▶ **RECORDED DATA**
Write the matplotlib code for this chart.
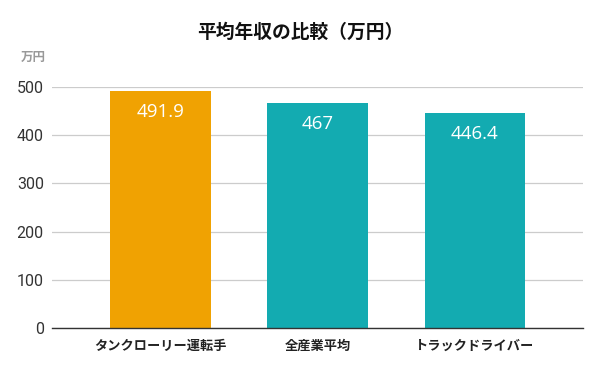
import matplotlib.pyplot as plt
import numpy as np

plt.rcParams['font.family'] = ['Noto Sans CJK JP', 'DejaVu Sans']

# データ
categories = ['タンクローリー運転手', '全産業平均', 'トラックドライバー']
values = [491.9, 467, 446.4]
value_labels = ['491.9', '467', '446.4']
colors = ['#f0a202', '#13abb1', '#13abb1']
yticks = [0, 100, 200, 300, 400, 500]

fig = plt.figure(figsize=(6, 3.71), dpi=100)
ax = fig.add_axes([0.087, 0.116, 0.885, 0.6495])

x = np.arange(len(categories))
bars = ax.bar(x, values, width=0.64, color=colors, zorder=2)

for b, lab in zip(bars, value_labels):
    ax.text(b.get_x() + b.get_width() / 2, b.get_height() - 44, lab,
            ha='center', va='center', color='white', fontsize=13.5,
            family=['Open Sans', 'DejaVu Sans'], zorder=3)

ax.set_xlim(-0.69, 2.69)
ax.set_ylim(0, 500)
ax.set_yticks(yticks)
ax.set_yticklabels([str(t) for t in yticks], family=['Roboto', 'DejaVu Sans'],
                   fontsize=11.5, color='#333333')
ax.set_xticks(x)
ax.set_xticklabels(categories, fontsize=9.5, fontweight='bold', color='#222222')
ax.tick_params(length=0, pad=8)
ax.tick_params(axis='y', pad=6)

ax.grid(axis='y', color='#cccccc', linewidth=0.9, zorder=0)
for s in ['top', 'right', 'left']:
    ax.spines[s].set_visible(False)
ax.spines['bottom'].set_color('#333333')
ax.spines['bottom'].set_linewidth(1.0)
ax.spines['bottom'].set_zorder(4)

fig.text(0.5, 0.912, '平均年収の比較（万円）', ha='center', va='center',
         fontsize=13.5, fontweight='bold', color='#111111')
fig.text(0.055, 0.845, '万円', ha='center', va='center', fontsize=9,
         fontweight='bold', color='#999999')

fig.savefig('out.png', dpi=100)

▶ **WHAT TO PRODUCE**
Leave the pictures out and reproduce exactly the lines from the top of the listing above through the line with "bars = ax.bar(x, values, width=0.64, color=colors, zorder=2)".

▶ **SOLUTION TO THE EXERCISE**
Write the matplotlib code for this chart.
import matplotlib.pyplot as plt
import numpy as np

plt.rcParams['font.family'] = ['Noto Sans CJK JP', 'DejaVu Sans']

# データ
categories = ['タンクローリー運転手', '全産業平均', 'トラックドライバー']
values = [491.9, 467, 446.4]
value_labels = ['491.9', '467', '446.4']
colors = ['#f0a202', '#13abb1', '#13abb1']
yticks = [0, 100, 200, 300, 400, 500]

fig = plt.figure(figsize=(6, 3.71), dpi=100)
ax = fig.add_axes([0.087, 0.116, 0.885, 0.6495])

x = np.arange(len(categories))
bars = ax.bar(x, values, width=0.64, color=colors, zorder=2)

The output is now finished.